I Met Paul Graham Once

Emotional reactions to the personal essay

  • Many readers found the piece moving and humanizing, expressing solidarity with the author’s fear, isolation, and loss of faith in the industry.
  • Several say they’re not personally affected by anti‑trans politics but still feel deep disappointment and grief about where tech and society have gone.
  • Others emphasize that what the author describes—feeling like talent “doesn’t matter” if you’re trans—is what structural oppression feels like.

Debate over the “Wokeness” essay

  • Some argue the investor’s “wokeness” essay is narrowly about censorious, status‑seeking “prigs” and not about trans people or equality per se; they think many critics didn’t finish or misread it.
  • Others counter that:
    • His definition of “woke” is vague, pejorative, and functions as a right‑coded shibboleth.
    • The piece offers a quasi‑social‑science narrative with no rigor or sources.
    • Examples like the Bud Light boycott implicitly treat mere association with a trans influencer as “going too far into wokeness”, signaling that trans visibility itself is suspect.
  • Some see the timing as part of a broader elite pile‑on against the left, enabled by money and changing political winds.
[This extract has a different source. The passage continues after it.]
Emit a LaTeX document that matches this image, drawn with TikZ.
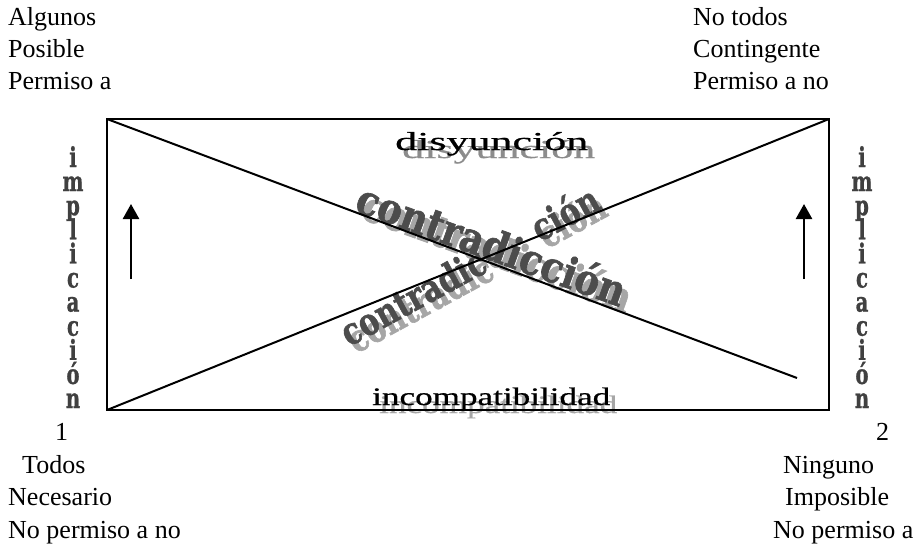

Power, influence, and disillusionment with tech leaders

  • A recurring theme: tech founders/VCs are no longer seen as heroes but as a new generation of robber barons—very good at business, poor at empathy.
  • There’s tension between “he’s just a guy” (don’t idolize) and “his words matter” (widely read, gatekeeper of opportunity, creates permission structures for discrimination).
  • Several urge separating useful ideas from the personal flaws or politics of their originators.

DEI, structural bias, and backlash

  • Some defend DEI and anti‑harassment expansions (e.g., hostile‑environment standards) as necessary corrections that gave women and minorities real tools against abuse.
  • Others say parts of DEI became performative, punitive, or quasi‑religious—creating witch‑hunts, rigid purity tests, and quiet resentment.
  • Symbolic gestures (e.g., tampons in men’s restrooms) are debated: to some, important signals of inclusion; to others, hollow theater easily reversed when the political wind shifts.

Trans rights, risk, and contested evidence

  • Commenters strongly disagree on:
    • Fairness in women’s sports and access to sex‑segregated spaces.
    • The safety and appropriateness of puberty blockers and youth transition; some cite research and foreign guidelines to argue for more caution, others cite research on reduced harm and suicide when care is accessible.
  • One side frames current anti‑trans policy as an authoritarian project that starts with “save the kids” but aims to erase trans people from public life; the other emphasizes harms of “gender ideology”, especially for minors and women’s rights.

Free speech, moderation, and platforms

  • Some welcome platforms rolling back aggressive moderation as a win for free speech and open debate.
  • Others note that “reduced filtering” predictably increases hate speech and real‑world risk for vulnerable groups; they see it less as neutrality and more as a choice to tolerate abuse in the name of engagement.
  • There’s a broader worry that both activist overreach and reactionary backlash are mutually radicalizing, with social media design amplifying the worst voices.

Tech culture and identity

  • Several lament a shift from a “hackers and weirdos” culture—where identity supposedly mattered less—to one dominated by money, politics, and culture‑war signaling.
  • Others argue identity and bias were always there; only recently have they been named and contested, provoking the current backlash.
  • A common thread: people are tired of being forced into “with us or against us” camps and want space to be supportive without being conscripted into maximalist activism or reaction.